Plain words for hard times

Plain words for hard times

Not everybody knows how well read I am; but first it may be better to speak of my studies this week.

While my mind's bibliography may be a thing to behold I am nonetheless lazy and idle-minded despite a strong social sense of what ails the world in which we dwell.

Furthermore, as a civil man addicted to plain speaking I read my newspapers with a critical eye. Pursuant of news and current affairs, I sometimes alight on the most extraordinary reports in the pages of my local daily.

This week my attention was drawn to the rich harvest from the studious mind of Mr Terry Black — a senior lecturer in that most essential of basic social institutions, the university business faculty.

True to his vocation, Black's short piece settled itself within the journal's business pages, a few column inches short of that day's report on movements in the All Ords. As I am a keen market analyst you'll understand why Black's commentary caught my eye. The day after the Nikkei closed at 20,385 he was in print addressing the proposed Common Youth Allowance:

"The application of the Government's new income test reflects the principle that parents are responsible for supporting their own children, but they are not responsible for supporting other parents' children. This principle is well established in Asia whereby the family looks after its own and its citizens are not burdened with taxes to pay for handouts to non-family members. However, the income test is sending out messages that low income earners are not responsible for supporting their children. Consequently, they have less incentive to restrict the size of their family since their costs are imposed on other Australians."

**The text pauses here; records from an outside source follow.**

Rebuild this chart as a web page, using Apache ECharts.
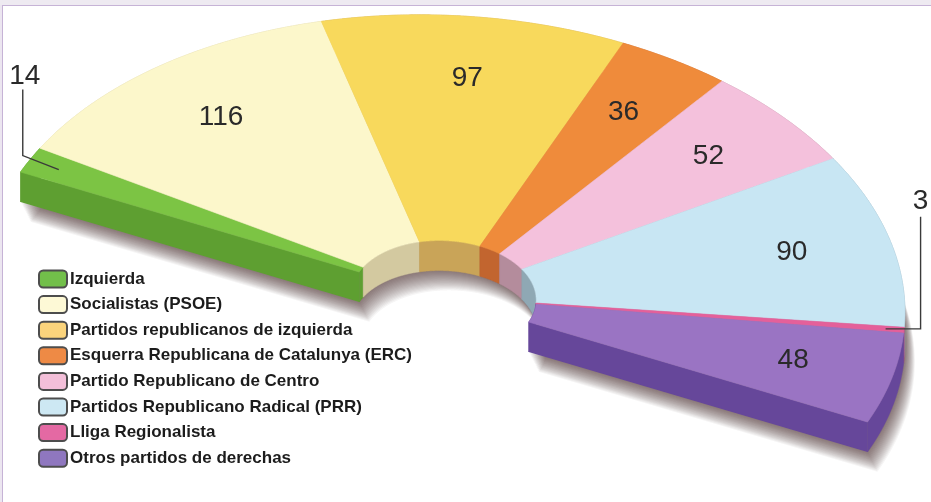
<!DOCTYPE html>
<html>
<head>
<meta charset="utf-8">
<script src="https://cdn.jsdelivr.net/npm/echarts@6/dist/echarts.min.js"></script>
<style>
html,body{margin:0;padding:0;background:#fff;width:931px;height:502px;overflow:hidden;}
#topband{position:absolute;left:0;top:0;width:931px;height:5px;background:#eeeaf1;}
#topline{position:absolute;left:0;top:5px;width:931px;height:1px;background:#c6b3d6;}
#leftband{position:absolute;left:0;top:5px;width:2px;height:497px;background:#ece6f0;}
#leftline{position:absolute;left:2px;top:5px;width:1px;height:497px;background:#c6b3d6;}
#chart{position:absolute;left:0;top:0;width:931px;height:502px;}
</style>
</head>
<body>
<div id="topband"></div><div id="topline"></div><div id="leftband"></div><div id="leftline"></div>
<div id="chart"></div>
<script>
// ---- data ----
const categories = [
  'Izquierda',
  'Socialistas (PSOE)',
  'Partidos republicanos de izquierda',
  'Esquerra Republicana de Catalunya (ERC)',
  'Partido Republicano de Centro',
  'Partidos Republicano Radical (PRR)',
  'Lliga Regionalista',
  'Otros partidos de derechas'
];
const seats = [14, 116, 97, 36, 52, 90, 3, 48];

// ---- styles ----
const legendColors = ['#72bf4a', '#fdf9d6', '#fbd47c', '#ee8a45', '#f3bfd9', '#cde8f3', '#e469a3', '#8f77bf'];
const topColors    = ['#7cc444', '#fcf7cb', '#f8d95c', '#ef8b3b', '#f4c1dc', '#c8e6f3', '#e4609a', '#9a74c3'];
const sideColors   = ['#5e9f31', '#d3c9a0', '#c9a458', '#c2652f', '#b48c9c', '#8fa8b4', '#a84a76', '#66479a'];

// projection of the flat half-ring onto the tilted view (layout only)
const CX = 444, CY = 297;
const UX = 423.5, UY = 125;   // direction of the diameter
const VX = 182, VY = -253;    // direction to the arc's middle
const K_IN = 0.2;             // inner radius ratio
const T = 30;                 // thickness
const RHO = 0.78;             // label radius
const PR = 100;               // polar pixel radius (virtual)

const total = seats.reduce((s, v) => s + v, 0);
const starts = [];
seats.reduce((acc, v, i) => { starts[i] = acc; return acc + v; }, 0);

function proj(api, r, a) {
  const p = api.coord([r, a]);
  const c = (p[0] - CX) / PR, s = -(p[1] - CY) / PR;
  return [CX + UX * c + VX * s, CY + UY * c + VY * s];
}
function arc(api, r, a0, a1) {
  const pts = [];
  const n = Math.max(2, Math.ceil((a1 - a0) * 2) + 1);
  for (let j = 0; j < n; j++) pts.push(proj(api, r, a0 + (a1 - a0) * j / (n - 1)));
  return pts;
}
const down = p => [p[0], p[1] + T];

// soft shadow: stacked translucent copies of the footprint
function baseRender(params, api) {
  const a0 = api.value(1), a1 = api.value(2);
  const outer = arc(api, 1, a0, a1), inner = arc(api, K_IN, a0, a1);
  const ring = outer.concat(inner.slice().reverse());
  const children = [];
  const N = 18;
  for (let k = 1; k <= N; k++) {
    const dx = k * 0.55, dy = T + k * 1.1;
    children.push({ type: 'polygon', z2: 0, silent: true,
      shape: { points: ring.map(p => [p[0] + dx, p[1] + dy]) },
      style: { fill: 'rgba(35,30,30,0.045)' } });
  }
  return { type: 'group', children: children };
}

function makeRender(i) {
  return function (params, api) {
    const a0 = api.value(1), a1 = api.value(2), val = api.value(3);
    const outer = arc(api, 1, a0, a1), inner = arc(api, K_IN, a0, a1);
    const children = [];
    // outer wall
    children.push({ type: 'polygon', z2: 1, shape: { points: outer.concat(outer.map(down).reverse()) },
      style: { fill: sideColors[i], stroke: sideColors[i], lineWidth: 0.5 } });
    // inner wall
    children.push({ type: 'polygon', z2: 2, shape: { points: inner.concat(inner.map(down).reverse()) },
      style: { fill: sideColors[i], stroke: sideColors[i], lineWidth: 0.5 } });
    // cut faces
    if (a0 === 0) {
      const o = outer[0], n = inner[0];
      children.push({ type: 'polygon', z2: 3, shape: { points: [o, n, down(n), down(o)] },
        style: { fill: sideColors[i] } });
    }
    if (a1 === total) {
      const o = outer[outer.length - 1], n = inner[inner.length - 1];
      children.push({ type: 'polygon', z2: 3, shape: { points: [n, o, down(o), down(n)] },
        style: { fill: sideColors[i] } });
    }
    // top face
    children.push({ type: 'polygon', z2: 10, shape: { points: outer.concat(inner.slice().reverse()) },
      style: { fill: topColors[i], stroke: topColors[i], lineWidth: 0.6 } });
    // label
    const mid = (a0 + a1) / 2;
    const font = '28px "Liberation Sans", Arial, sans-serif';
    if (val / total < 0.04) {
      const left = mid < total / 2;
      const anc = proj(api, left ? 0.93 : 0.96, mid);
      let line, tp;
      if (left) {
        line = [anc, [anc[0] - 36, anc[1] - 14], [anc[0] - 36, anc[1] - 80]];
        tp = [anc[0] - 34, anc[1] - 93];
      } else {
        line = [anc, [anc[0] + 35, anc[1]], [anc[0] + 35, anc[1] - 112]];
        tp = [anc[0] + 35, anc[1] - 128];
      }
      children.push({ type: 'polyline', z2: 21, shape: { points: line },
        style: { stroke: '#3a3a3a', lineWidth: 1.4, fill: null } });
      children.push({ type: 'text', z2: 22, style: { text: String(val), x: tp[0], y: tp[1],
        align: 'center', verticalAlign: 'middle', textAlign: 'center', textVerticalAlign: 'middle',
        font: font, fill: '#2a2a2a' } });
    } else {
      const p = proj(api, RHO, mid);
      children.push({ type: 'text', z2: 22, style: { text: String(val), x: p[0], y: p[1],
        align: 'center', verticalAlign: 'middle', textAlign: 'center', textVerticalAlign: 'middle',
        font: font, fill: '#2a2a2a' } });
    }
    return { type: 'group', children: children };
  };
}

const series = [{
  type: 'custom', name: '__base', coordinateSystem: 'polar', silent: true,
  data: [[1, 0, total]], encode: { radius: 0, angle: 1 }, renderItem: baseRender
}];
categories.forEach((name, i) => {
  series.push({
    type: 'custom', name: name, coordinateSystem: 'polar', silent: true,
    data: [[1, starts[i], starts[i] + seats[i], seats[i]]],
    encode: { radius: 0, angle: 1 },
    itemStyle: { color: legendColors[i] },
    renderItem: makeRender(i)
  });
});

const chart = echarts.init(document.getElementById('chart'), null, { renderer: 'canvas' });
chart.setOption({
  backgroundColor: 'transparent',
  animation: false,
  polar: { center: [CX, CY], radius: PR },
  angleAxis: { type: 'value', min: 0, max: 2 * total, startAngle: 180, clockwise: true, show: false },
  radiusAxis: { type: 'value', min: 0, max: 1, show: false },
  legend: {
    orient: 'vertical', left: 38, top: 269, padding: 0,
    itemWidth: 28, itemHeight: 17, itemGap: 5.6, icon: 'roundRect', selectedMode: false,
    textStyle: { fontFamily: '"Liberation Sans Narrow", "Liberation Sans", Arial, sans-serif', fontSize: 17,
      fontWeight: 'bold', color: '#1c1c1c', lineHeight: 20, padding: [0, 0, 0, -2] },
    data: categories.map((n, i) => ({ name: n, itemStyle: { color: legendColors[i], borderColor: '#4d4d4d', borderWidth: 2 } }))
  },
  series: series
});
</script>
</body>
</html>
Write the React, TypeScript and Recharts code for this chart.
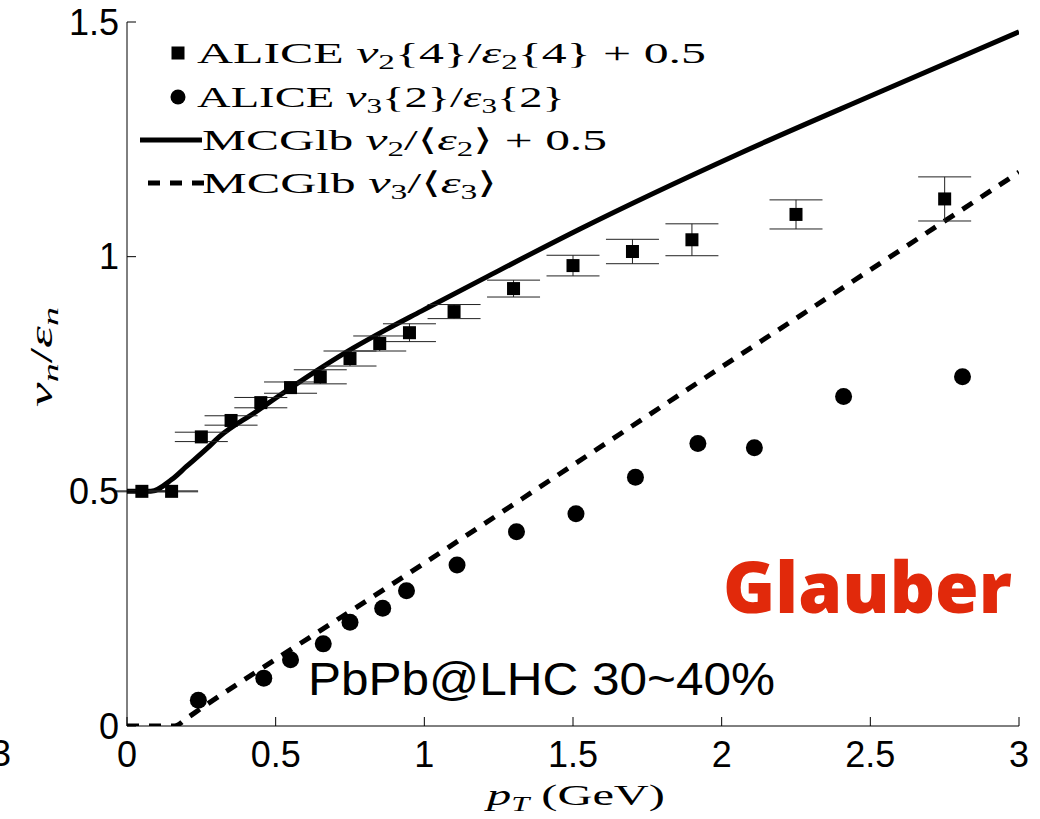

Similarly, Black goes on to write, a further incentive for parents to avoid supporting their children is the government's rental assistance for students in education or training. "Consequently", writes he, with many more certificated academic honours than those accumulated during my own much shorter scholastic career, "these measures are anti-family. If they were removed, then parents and their children would no longer be placed in conflict. No longer would parents be given the opportunity to off-load their responsibilities onto others."

These are plain words for hard times; words whose syntax boldly assert what other lesser lights (I'm not naming names mind, not yet!) seem unwilling to. Here in Mr Black we have a man who, despite his board room savvy and market nous, has taken the time from his busy lecture schedule to find out what so many grassroots kitchen caucuses are plotting nationwide.

When not abed fornicating in an effort to help make more unwanted 16 and 17 year olds, the nation's hefty share of irresponsible parents are off-loading their ready made offspring in the most devious of ways. Instead of paying their own, say, to rake up the leaves or take out the garbage, today's Aussie mum or dad seem to suffer from the misconception that it is someone else's responsibility to gainfully employ their youngsters.

I admit that I had similarly erred. Friends, I tell you this: my face is red. If not for the studied pen of such commentators as Terry Black, I'd still be under the misapprehension that the youth allowance scheme was all about fiddling the job figures. Now I know otherwise.

Our root problem isn't idle youth: it's their mums and dads!